Another challenge: the city’s commercial cycling laws are worded vaguely enough to leave third-party apps like Uber and Amazon off the hook for providing safety equipment to their workers.* “It’s a real gray area with these third parties,” says Vincent Maniscalco, DOT’s assistant commissioner of highway inspection and quality assurance. “That’s something we’re looking at to see what kind of vest [cyclists are] gonna be wearing, and who’s gonna provide that vest.”
DOT credits the vests with improving visibility and safety, but many delivery cyclists and advocates say they make it easier for police to single out delivery workers for overzealous enforcement, which they have few ways to protest.
But while legal, language, immigration and employment barriers might keep most delivery cyclists from realizing it, there are allies willing to help them pull the levers of power.
Do Lee, an environmental psychology Ph.D. candidate at the City University of New York Graduate Center, is researching the problems facing New York’s delivery workers. He’s enlisted the help of the Biking Public Project, an advocacy group focused on immigrant and minority cyclists.
Instead of speaking on behalf of delivery cyclists, Lee and his volunteers are listening, connecting to networks like Lu’s Fujianese aid organization, holding focus groups with delivery cyclists and surveying them about the problems they face on and off the job.
“We didn’t start off with an advocacy campaign,” says Dorothy Lê Suchkova of the Biking Public Project. “We started off trying to figure out what they want and what they need.”
“It’s hard to understand what, especially, the Chinese workers go through, without understanding the immigration experience,” Lee says. Many are stuck paying tens of thousands of dollars to “snakeheads” who smuggle them to the United States. “We talked to one guy who, for the first six years he was in the United States, he was working 12- to 16-hour days, and he never had a day off, to pay off that loan.”
“That’s the cost of delivery, is these people’s lives,” Lee says. “This research experience has to be about listening to them.”
It’s also about listening to the data: Lee crunched NYPD enforcement stats and found that delivery cyclists often face a double whammy, with heavy ticketing at both home and work. Even when the number of restaurants is taken into account, Manhattan precincts issue a disproportionate share of commercial cycling violations, Lee found. Meanwhile, minority neighborhoods face the heaviest burden for tickets like riding on the sidewalk or not having lights.
In the future, the Biking Public Project might continue pushing for a more critical look at enforcement against delivery cyclists, or campaign to fix New York’s e-bike laws.
“It’s kind of up in the air, because we’re a project-based group,” says Helen Ho, one of the Biking Public Project’s volunteer organizers. “We’re going to take it one step at a time, do the research first, see what comes out, and see what needs to be done.”

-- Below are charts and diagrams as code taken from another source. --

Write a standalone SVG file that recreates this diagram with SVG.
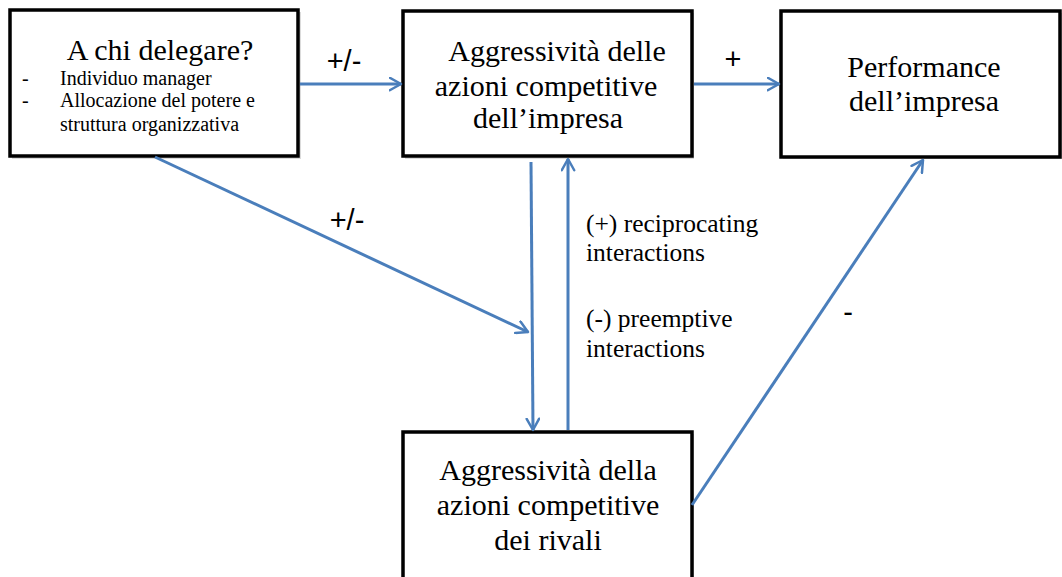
<svg xmlns="http://www.w3.org/2000/svg" width="1062" height="577" viewBox="0 0 1062 577">
<style>
.box{fill:#fff;stroke:#000;stroke-width:3.5}
.shadow{fill:#999;opacity:0.35}
.t{font-family:"Liberation Serif","Times New Roman",serif;fill:#000}
.s{font-family:"Liberation Sans",Arial,sans-serif;fill:#000;font-size:29px;font-weight:normal}
.big{font-size:30px}
.sm{font-size:20px}
.lbl{font-size:25.5px}
.conn{stroke:#4A7EBB;stroke-width:3;fill:none;marker-end:url(#ah)}
</style>
<defs>
<marker id="ah" viewBox="0 0 12 12" refX="10" refY="6" markerWidth="5" markerHeight="5" orient="auto" markerUnits="strokeWidth">
<path d="M1,1 L10,6 L1,11" fill="none" stroke="#4A7EBB" stroke-width="2" stroke-linecap="round" stroke-linejoin="round"/>
</marker>
</defs>
<rect width="1062" height="577" fill="#fff"/>
<g id="n1">
<rect class="shadow" x="12" y="12" width="289" height="147"/>
<rect class="box" x="10" y="10" width="288" height="146"/>
<text class="t big" x="160" y="60" text-anchor="middle">A chi delegare?</text>
<text class="t sm" x="22" y="85">-</text>
<text class="t sm" x="60" y="85">Individuo manager</text>
<text class="t sm" x="22" y="107">-</text>
<text class="t sm" x="60" y="107">Allocazione del potere e</text>
<text class="t sm" x="60" y="131">struttura organizzativa</text>
</g>
<g id="n2">
<rect class="shadow" x="405" y="13" width="289" height="146"/>
<rect class="box" x="403" y="11" width="289" height="145"/>
<text class="t big" x="557" y="61" text-anchor="middle">Aggressività delle</text>
<text class="t big" x="546" y="96" text-anchor="middle">azioni competitive</text>
<text class="t big" x="548" y="128" text-anchor="middle">dell’impresa</text>
</g>
<g id="n3">
<rect class="shadow" x="783" y="13" width="282" height="146"/>
<rect class="box" x="781" y="11" width="279" height="146"/>
<text class="t big" x="924" y="77" text-anchor="middle">Performance</text>
<text class="t big" x="924" y="111" text-anchor="middle">dell’impresa</text>
</g>
<g id="n4">
<rect class="shadow" x="405" y="434" width="289" height="150"/>
<rect class="box" x="403" y="432" width="289" height="150"/>
<text class="t big" x="548" y="480" text-anchor="middle">Aggressività della</text>
<text class="t big" x="548" y="515" text-anchor="middle">azioni competitive</text>
<text class="t big" x="548" y="550" text-anchor="middle">dei rivali</text>
</g>
<g id="connectors">
<line class="conn" x1="300" y1="84" x2="401" y2="84"/>
<line class="conn" x1="694" y1="84" x2="779" y2="84"/>
<line class="conn" x1="155" y1="157" x2="528" y2="332"/>
<line class="conn" x1="531" y1="162" x2="533" y2="430"/>
<line class="conn" x1="568" y1="430" x2="568" y2="159"/>
<line class="conn" x1="692" y1="505" x2="923" y2="160"/>
</g>
<g id="labels">
<text class="s" x="344" y="71" text-anchor="middle">+/-</text>
<text class="s" x="733" y="69" text-anchor="middle">+</text>
<text class="s" x="347" y="230" text-anchor="middle">+/-</text>
<text class="t lbl" x="586" y="232">(+) reciprocating</text>
<text class="t lbl" x="586" y="261">interactions</text>
<text class="t lbl" x="586" y="327">(-) preemptive</text>
<text class="t lbl" x="586" y="357">interactions</text>
<text class="s" x="848" y="322" text-anchor="middle">-</text>
</g>
</svg>
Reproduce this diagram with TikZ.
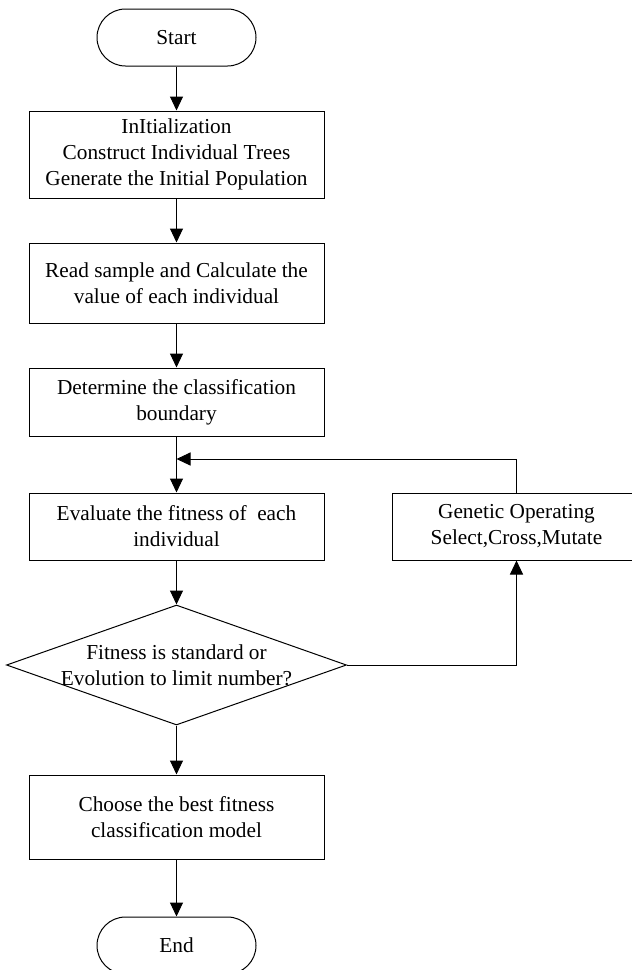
\documentclass[tikz,border=0pt]{standalone}
\usepackage{fontspec}
\setmainfont{Liberation Serif}
\usetikzlibrary{arrows.meta,shapes.geometric}

\begin{document}
\begin{tikzpicture}[x=1pt,y=-1pt,line width=1pt,>={Triangle[length=14pt,width=13pt]},font=\fontsize{21.3}{26}\selectfont,
term/.style n args={2}{draw,rectangle,rounded corners=28.5pt,minimum width=#1pt,minimum height=#2pt,inner sep=0pt},
proc/.style n args={2}{draw,rectangle,minimum width=#1pt,minimum height=#2pt,align=center,inner sep=0pt},
test/.style n args={2}{draw,diamond,minimum width=#1pt,minimum height=#2pt,inner sep=0pt}]
\useasboundingbox (0,0) rectangle (632,970);
\node[term={159}{57}](start) at(176.5,37.5) {Start};
\node[proc={295}{87}](init) at(176.5,154.5) {InItialization\\Construct Individual Trees\\Generate the Initial Population};
\node[proc={295}{80}](read) at(176.5,283) {Read sample and Calculate the\\value of each individual};
\node[proc={295}{68}](bound) at(176.5,402) {Determine the classification\\boundary};
\node[proc={295}{67}](eval) at(176.5,526.5) {Evaluate the fitness of~~each\\individual};
\node[proc={249}{67}](genop) at(516.5,526.5) {Genetic Operating\\Select,Cross,Mutate};
\node[test={340}{120},label={[align=center]center:Fitness is standard or\\Evolution to limit number?}](chk) at(176.5,665) {};
\node[proc={295}{84}](best) at(176.5,817) {Choose the best fitness\\classification model};
\node[term={159}{57}](stop) at(176.5,945.5) {End};
\coordinate (loop) at (176.5,459);
\draw[->] (start) -- (init);
\draw[->] (init) -- (read);
\draw[->] (read) -- (bound);
\draw[->] (bound) -- (eval);
\draw[->] (eval) -- (chk);
\draw[->] (chk) -- (best);
\draw[->] (best) -- (stop);
\draw[->] (chk.east) -| (genop.south);
\draw[->] (genop.north) |- (loop);
\end{tikzpicture}
\end{document}
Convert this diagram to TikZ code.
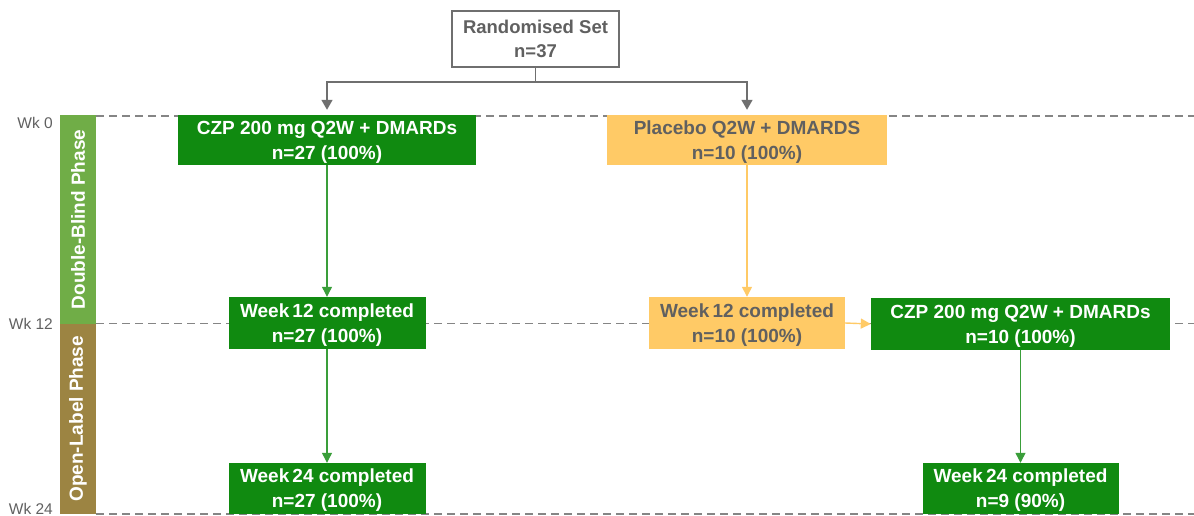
\documentclass[tikz,border=0pt]{standalone}
\usepackage{fontspec}
\setmainfont{Liberation Sans}
\usetikzlibrary{arrows.meta}
\definecolor{dgreen}{HTML}{108A10}
\definecolor{lgreen}{HTML}{3A9E3A}
\definecolor{phgreen}{HTML}{70AD47}
\definecolor{phbrown}{HTML}{9C8442}
\definecolor{yel}{HTML}{FFCA66}
\definecolor{gtext}{HTML}{606060}
\definecolor{gline}{HTML}{6F6F6F}
\definecolor{dline}{HTML}{858585}
\tikzset{
  box/.style={rectangle, inner sep=0pt, align=center, text depth=0pt, font=\bfseries\fontsize{19}{25}\selectfont},
  gbox/.style={box, fill=dgreen, text=white},
  ybox/.style={box, fill=yel, text=gtext},
  wbox/.style={box, draw=gline, line width=2.4pt, fill=white, text=gtext, font=\bfseries\fontsize{18.5}{24}\selectfont},
  phase/.style={rectangle, inner sep=0pt, minimum width=36pt},
  phtext/.style={rotate=90, text=white, font=\bfseries\fontsize{19}{22}\selectfont},
  wk/.style={anchor=east, text=gtext, font=\fontsize{15.5}{18}\selectfont, inner sep=0pt},
  wkline/.style={draw=dline, line width=1.2pt, dash pattern=on 8pt off 5pt},
  garr/.style={draw=lgreen, line width=1.2pt, -{Triangle[length=10pt,width=10pt]}},
  yarr/.style={draw=yel, line width=1.4pt, -{Triangle[length=10pt,width=10pt]}},
  karr/.style={draw=gline, line width=1.5pt, -{Triangle[length=10pt,width=11pt]}},
}
\begin{document}
\begin{tikzpicture}[x=1pt,y=-1pt]
\useasboundingbox (0,0) rectangle (1194,516);
% week lines
\coordinate (l0a) at (96,116); \coordinate (l0b) at (1194,116);
\coordinate (l12a) at (96,323.5); \coordinate (l12b) at (1194,323.5);
\coordinate (l24a) at (96,514); \coordinate (l24b) at (1194,514);
\draw[wkline] (l0a) -- (l0b);
\draw[wkline] (l12a) -- (l12b);
\draw[wkline] (l24a) -- (l24b);
% phase bars
\node[phase, fill=phgreen, minimum height=208pt] (db) at (78,219.5) {};
\node[phtext] (dbt) at (db.center) {Double-Blind Phase};
\node[phase, fill=phbrown, minimum height=190.5pt] (ol) at (78,418.75) {};
\node[phtext] (olt) at (ol.center) {Open-Label Phase};
% week labels
\node[wk] (w0) at (53,123) {Wk 0};
\node[wk] (w12) at (53,324) {Wk 12};
\node[wk] (w24) at (53,508.5) {Wk 24};
% boxes
\node[wbox, minimum width=167pt, minimum height=56pt] (rand) at (535.5,39) {Randomised Set\\n=37};
\node[gbox, minimum width=298pt, minimum height=50pt] (czp1) at (327,140) {CZP 200 mg Q2W + DMARDs\\n=27 (100\%)};
\node[ybox, minimum width=280pt, minimum height=50pt] (plc) at (747,140) {Placebo Q2W + DMARDS\\n=10 (100\%)};
\node[gbox, minimum width=197pt, minimum height=52pt] (w12a) at (327,323) {Week\,12 completed\\n=27 (100\%)};
\node[gbox, minimum width=197pt, minimum height=51pt] (w24a) at (327,488.5) {Week\,24 completed\\n=27 (100\%)};
\node[ybox, minimum width=196pt, minimum height=52pt] (w12b) at (747,323) {Week\,12 completed\\n=10 (100\%)};
\node[gbox, minimum width=299pt, minimum height=52pt] (czp2) at (1020.5,324) {CZP 200 mg Q2W + DMARDs\\n=10 (100\%)};
\node[gbox, minimum width=196pt, minimum height=51pt] (w24b) at (1020.5,488.5) {Week\,24 completed\\n=9 (90\%)};
% connectors
\coordinate (split) at (535.5,82);
\draw[gline, line width=1.5pt] (rand.south) -- (split);
\draw[karr] (split) -| ([yshift=5pt]czp1.north);
\draw[karr] (split) -| ([yshift=5pt]plc.north);
\draw[garr] (czp1.south) -- (w12a.north);
\draw[garr] (w12a.south) -- (w24a.north);
\draw[yarr] (plc.south) -- (w12b.north);
\draw[yarr] (w12b.east) -- (czp2.west);
\draw[garr] (czp2.south) -- (w24b.north);
\end{tikzpicture}
\end{document}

In the meantime, delivery cyclists continue to speed around the city, bringing hot meals for little pay and even less respect.
“Doing this job, you’re constantly reminded that you are not part of the community. You’re reminded that you’re an outsider,” Chen says. “You see the city for what it is.”
Disclosure: The author was employed by Council Member Jimmy Van Bramer in 2015 and 2016; during this time he worked on a bill to apply the city’s commercial cycling laws to third-party delivery providers.